To investigate the impact of the asymmetric temperature response of demand under future climate scenarios, we use the developed quantile regression models to estimate future daily peak and daily average electricity values based on climate projections at the 10th , 50th, and 90th percentiles. Climate projections are taken from the archive of five CMIP5 datasets: Geophysical Fluid Dynamics Laboratory Earth System Model 2M (GFDL-ESM2M)47, Hadley Global Environment Model 2-Earth System (HadGEM2-ES)48, Institut Pierre Simon Laplace Earth System Model for the 5th IPCC report (IPSL-CM5)49, Japan Agency for Marine-Earth Science and Technology Earth System Model (MIROC-ESM-CHEM)50, and the Norwegian Earth System Model (NorESM1-M)51. These global climate datasets are available from the Inter-Sectoral Impact Model Intercomparison Project52 at a 0.5 degree spatial resolution.
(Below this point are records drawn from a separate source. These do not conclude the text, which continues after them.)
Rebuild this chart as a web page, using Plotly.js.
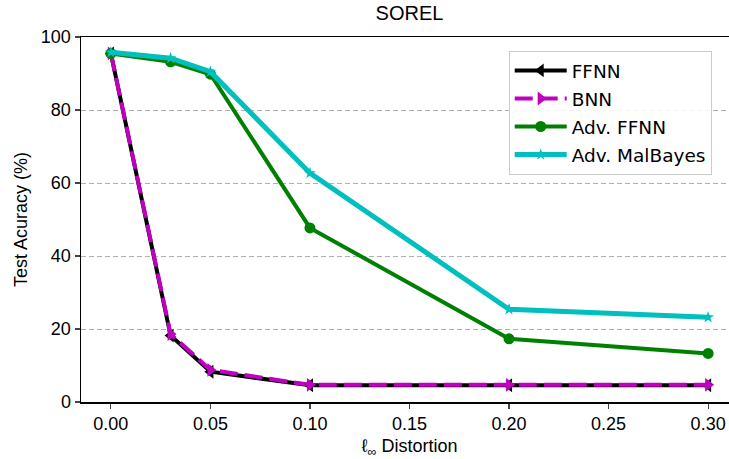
<!DOCTYPE html>
<html><head><meta charset="utf-8">
<script src="https://cdn.plot.ly/plotly-3.0.1.min.js"></script>
<style>html,body{margin:0;padding:0;overflow:hidden;background:#fff}</style>
</head><body><div id="chart"></div>
<script>
const distortion = [0.0, 0.03, 0.05, 0.10, 0.20, 0.30];
const ffnn = [95.5, 18.2, 8.3, 4.6, 4.6, 4.6];
const bnn = [95.5, 18.6, 8.8, 4.7, 4.7, 4.7];
const advFfnn = [95.5, 93.2, 89.8, 47.7, 17.3, 13.3];
const advMalBayes = [95.8, 94.2, 90.5, 62.7, 25.4, 23.2];
const seriesNames = ['FFNN', 'BNN', 'Adv. FFNN', 'Adv. MalBayes'];
const xTicks = [0, 0.05, 0.10, 0.15, 0.20, 0.25, 0.30];
const xTickText = ['0.00','0.05','0.10','0.15','0.20','0.25','0.30'];
const yTicks = [0, 20, 40, 60, 80, 100];

const traces = [
  {x: distortion, y: ffnn, name: seriesNames[0], legendgroup: 'g1', mode: 'lines+markers',
   line: {color: '#000000', width: 4}, marker: {symbol: 'triangle-left', size: 12, color: '#000000'}},
  {x: distortion, y: bnn, name: seriesNames[1], legendgroup: 'g2', mode: 'lines+markers',
   line: {color: '#bf00bf', width: 4, dash: '18px,7px'}, marker: {symbol: 'triangle-right', size: 12, color: '#bf00bf'}},
  {x: distortion, y: advFfnn, name: seriesNames[2], legendgroup: 'g3', mode: 'lines+markers',
   line: {color: '#008000', width: 4}, marker: {symbol: 'circle', size: 11, color: '#008000'}},
  {x: distortion, y: advMalBayes, name: seriesNames[3], legendgroup: 'g4', mode: 'lines+markers',
   line: {color: '#00bfbf', width: 5}, marker: {symbol: 'star', size: 9, color: '#00bfbf'}}
];

const font = 'Liberation Sans, Arial, sans-serif';
const layout = {
  width: 740, height: 459,
  margin: {l: 81, r: 2, t: 37, b: 57},
  paper_bgcolor: '#fff', plot_bgcolor: '#fff',
  font: {family: font, size: 18, color: '#000'},
  title: {text: 'SOREL', font: {family: font, size: 20, color: '#000'}, x: 0.5, xref: 'paper', y: 1, yref: 'container', yanchor: 'top', pad: {t: 6}},
  xaxis: {range: [-0.015, 0.315], tickvals: xTicks, ticktext: xTickText, ticks: 'outside', ticklen: 5, tickwidth: 1.2,
    showgrid: false, zeroline: false, showline: true, linecolor: '#000', linewidth: 1.5, mirror: true,
    tickfont: {family: font, size: 18}, title: {text: 'ℓ<sub>∞</sub> Distortion', font: {family: font, size: 18}, standoff: 6}},
  yaxis: {range: [0, 100], tickvals: yTicks, ticks: 'outside', ticklen: 5, tickwidth: 1.2,
    showgrid: true, gridcolor: '#b0b0b0', griddash: '5px,3px', gridwidth: 1, zeroline: false,
    showline: true, linecolor: '#000', linewidth: 1.5, mirror: true,
    tickfont: {family: font, size: 18}, title: {text: 'Test Acuracy (%)', font: {family: font, size: 18}, standoff: 8}},
  legend: {x: 0.651, y: 0.962, xanchor: 'left', yanchor: 'top', bgcolor: 'rgba(255,255,255,0.85)',
    bordercolor: '#cccccc', borderwidth: 1, font: {family: 'DejaVu Sans, sans-serif', size: 18.5, color: '#000'},
    tracegroupgap: 1, itemwidth: 52},
  showlegend: true
};
Plotly.newPlot('chart', traces, layout, {displayModeBar: false, staticPlot: true});
</script></body></html>
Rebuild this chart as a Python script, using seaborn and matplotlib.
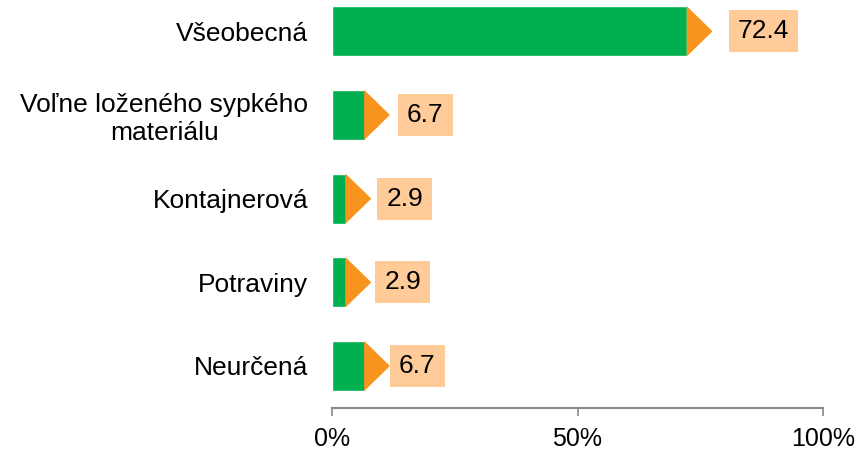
import matplotlib
matplotlib.use("Agg")
import matplotlib.pyplot as plt
from matplotlib.patches import Polygon
import seaborn as sns

categories = ["Všeobecná", "Voľne loženého sypkého\nmateriálu", "Kontajnerová", "Potraviny", "Neurčená"]
values = [72.4, 6.7, 2.9, 2.9, 6.7]
labels = ["72.4", "6.7", "2.9", "2.9", "6.7"]
xticks = [0, 50, 100]

# gap (px) between arrow tip and value box, set by hand in the original
label_gap_px = [16, 8, 6, 4, 0]

green = "#00B050"
orange = "#F7941D"
box_color = "#FFCC99"
grey = "#898989"

sns.set_style("white")
plt.rcParams["font.family"] = ["Liberation Sans", "DejaVu Sans"]

fig = plt.figure(figsize=(8.6, 4.51), dpi=100)
ax = fig.add_axes([332 / 860, 43 / 451, 491 / 860, 408 / 451])

sns.barplot(x=values, y=categories, color=green, width=0.6, saturation=1, ax=ax, orient="h")

ax.set_xlim(0, 100)
ax.set_ylim(4.502, -0.374)

# orange arrow tip + value box at end of every bar
arrow_w = 5.1
for bar, lab, gap in zip(ax.patches, labels, label_gap_px):
    x_end = bar.get_x() + bar.get_width()
    y0 = bar.get_y()
    h = bar.get_height()
    # start the tip a hair inside the bar so no white seam shows
    tri = Polygon([[x_end - 0.15, y0], [x_end + arrow_w, y0 + h / 2], [x_end - 0.15, y0 + h]],
                  closed=True, facecolor=orange, edgecolor="none")
    ax.add_patch(tri)
    ax.annotate(lab, (x_end + arrow_w, y0 + h / 2), xytext=(gap * 0.72 + 6.5, 0),
                textcoords="offset points", ha="left", va="center", fontsize=19, color="black",
                bbox=dict(boxstyle="square,pad=0.34", facecolor=box_color, edgecolor="none"))

ax.set_xticks(xticks)
ax.set_xticklabels([f"{t}%" for t in xticks], fontsize=18, color="black")
ax.tick_params(axis="x", length=6, width=1.2, color=grey, direction="out", pad=8, bottom=True)
ax.tick_params(axis="y", length=0, pad=17, labelsize=19, labelcolor="black")
for lbl in ax.get_yticklabels():
    lbl.set_multialignment("center")

sns.despine(ax=ax, left=True, top=True, right=True)
ax.spines["bottom"].set_color(grey)
ax.spines["bottom"].set_linewidth(1.5)
ax.set_xlabel("")
ax.set_ylabel("")

fig.savefig("out.png", dpi=100)
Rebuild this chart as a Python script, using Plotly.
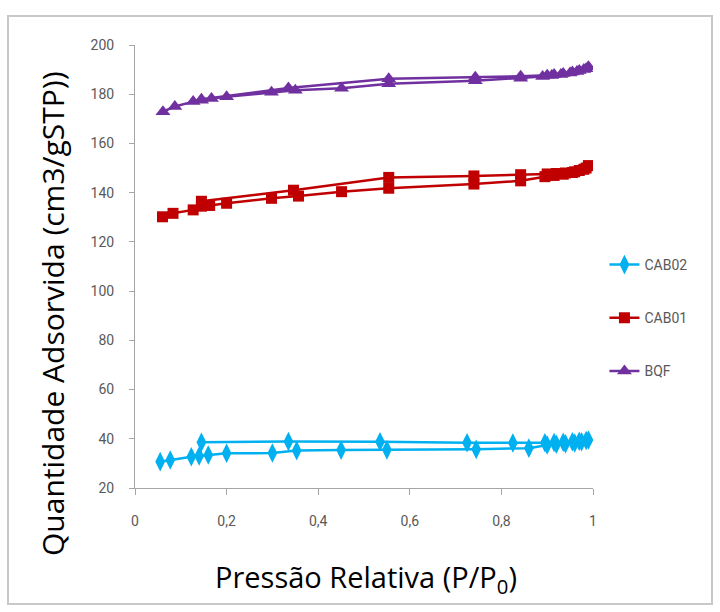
import plotly.graph_objects as go

# CAB02 (adsorption then desorption)
cab02_x = [0.055, 0.077, 0.123, 0.14, 0.16, 0.2, 0.3, 0.353, 0.45, 0.55, 0.745, 0.86, 0.9, 0.92, 0.94, 0.96, 0.975, 0.99,
           0.985, 0.97, 0.955, 0.935, 0.915, 0.895, 0.825, 0.725, 0.535, 0.335, 0.145]
cab02_y = [30.7, 31.4, 32.7, 33.0, 33.4, 34.1, 34.2, 35.2, 35.4, 35.5, 35.7, 36.2, 37.5, 37.8, 38.0, 38.3, 38.8, 39.5,
           39.3, 39.0, 38.8, 38.6, 38.5, 38.4, 38.3, 38.4, 38.8, 38.9, 38.6]

# CAB01
cab01_x = [0.06, 0.083, 0.127, 0.145, 0.163, 0.2, 0.298, 0.357, 0.451, 0.554, 0.74, 0.842, 0.895, 0.915, 0.935, 0.955, 0.97, 0.985, 0.99,
           0.98, 0.96, 0.94, 0.92, 0.9, 0.842, 0.74, 0.554, 0.346, 0.145]
cab01_y = [130.2, 131.6, 133.0, 134.5, 134.8, 135.7, 137.7, 138.6, 140.4, 141.8, 143.5, 144.8, 146.5, 147.0, 147.5, 148.2, 149.0, 150.0, 151.0,
           149.5, 148.5, 148.0, 147.8, 147.6, 147.3, 146.8, 146.2, 141.0, 136.5]

# BQF
bqf_x = [0.061, 0.087, 0.127, 0.145, 0.167, 0.2, 0.298, 0.35, 0.451, 0.554, 0.743, 0.842, 0.89, 0.91, 0.93, 0.95, 0.965, 0.98, 0.99,
         0.985, 0.97, 0.955, 0.935, 0.915, 0.9, 0.842, 0.743, 0.554, 0.335, 0.145]
bqf_y = [172.9, 175.0, 177.0, 177.6, 178.3, 179.0, 180.8, 181.6, 182.4, 184.3, 185.5, 186.5, 187.2, 187.6, 188.0, 188.6, 189.2, 190.0, 191.2,
         190.3, 189.6, 189.0, 188.4, 188.0, 187.7, 187.3, 186.9, 186.3, 182.5, 178.0]

x_ticks = [0, 0.2, 0.4, 0.6, 0.8, 1]
y_ticks = [20, 40, 60, 80, 100, 120, 140, 160, 180, 200]

series = [
    ("CAB02", cab02_x, cab02_y, "#00B0F0", "diamond-tall", 14),
    ("CAB01", cab01_x, cab01_y, "#C00000", "square", 11),
    ("BQF", bqf_x, bqf_y, "#7030A0", "triangle-up", 13),
]

fig = go.Figure()
for name, xs, ys, col, sym, sz in series:
    fig.add_trace(go.Scatter(
        x=xs, y=ys, name=name, mode="lines+markers",
        line=dict(color=col, width=2.5),
        marker=dict(symbol=sym, size=sz, color=col),
        legendgroup=name,
    ))

tick_font = dict(family="Liberation Sans Narrow, Arial Narrow, Roboto, sans-serif", size=14, color="#595959")

fig.update_layout(
    width=720, height=612,
    margin=dict(l=135, r=127, t=45, b=124),
    paper_bgcolor="white", plot_bgcolor="white",
    separators=",.",
    showlegend=True,
    legend=dict(
        x=1.025, y=(488 - 318) / 443, xanchor="left", yanchor="middle",
        font=tick_font, tracegroupgap=32, itemwidth=30,
        bgcolor="rgba(0,0,0,0)",
    ),
    xaxis=dict(
        range=[0, 1], tickvals=x_ticks, showgrid=False, zeroline=False,
        showline=True, linecolor="#a6a6a6", linewidth=1,
        ticks="outside", ticklen=6, tickcolor="#a6a6a6",
        tickfont=tick_font, ticklabelstandoff=14,
    ),
    yaxis=dict(
        range=[20, 200], tickvals=y_ticks, showgrid=False, zeroline=False,
        showline=True, linecolor="#a6a6a6", linewidth=1,
        ticks="outside", ticklen=5, tickcolor="#a6a6a6",
        tickfont=tick_font, ticklabelstandoff=12,
    ),
    shapes=[dict(
        type="rect", xref="paper", yref="paper",
        x0=-0.2773, x1=1.2598, y0=-0.262, y1=1.0655,
        line=dict(color="#c8c8c8", width=2), fillcolor="rgba(0,0,0,0)",
    )],
    annotations=[
        dict(text="Quantidade Adsorvida (cm3/gSTP))", xref="paper", yref="paper",
             x=(52 - 135) / 458, y=(488 - 314) / 443, textangle=-90,
             showarrow=False, xanchor="center", yanchor="middle",
             font=dict(family="Open Sans, sans-serif", size=30, color="black")),
        dict(text="Pressão Relativa (P/P<sub>0</sub>)", xref="paper", yref="paper",
             x=(366 - 135) / 458, y=(488 - 578) / 443,
             showarrow=False, xanchor="center", yanchor="middle",
             font=dict(family="Open Sans, sans-serif", size=29, color="black")),
    ],
)

fig.write_html("out.html")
To illustrate the magnitude of future climate impact, we use the daily outputs of the climate simulations under the RCP8.5 (Representative Concentration Pathways) scenario and contrasted the summer months (JJA) daily peak load/average consumption for two future periods: 2021–2040 (near-future) and 2081–2099 (far-future)—with respect to a baseline (or reference) period of 2001–2020. Similar to observational analysis, we first estimated the utility-wide values of daily dry-bulb and wet-bulb temperature during the summer months (JJA), and then calculated the daily anomalies using the respective daily long-term mean calendar day estimates (accounting for the \(\pm 7\) days window) of the baseline period for each climate model and utility region separately. For each utility region (LADWP, PGE, and SDGE), temperature type (T and W), and future period (2021–2040 and 2081–2099), we then pool up the daily temperature anomalies from all five GCMs together and apply the corresponding (region and temperature specific) quantile regression (QR) model to obtain the estimates of respective energy load/consumption for different quantile levels (e.g., 0.1, 0.5 and 0.9).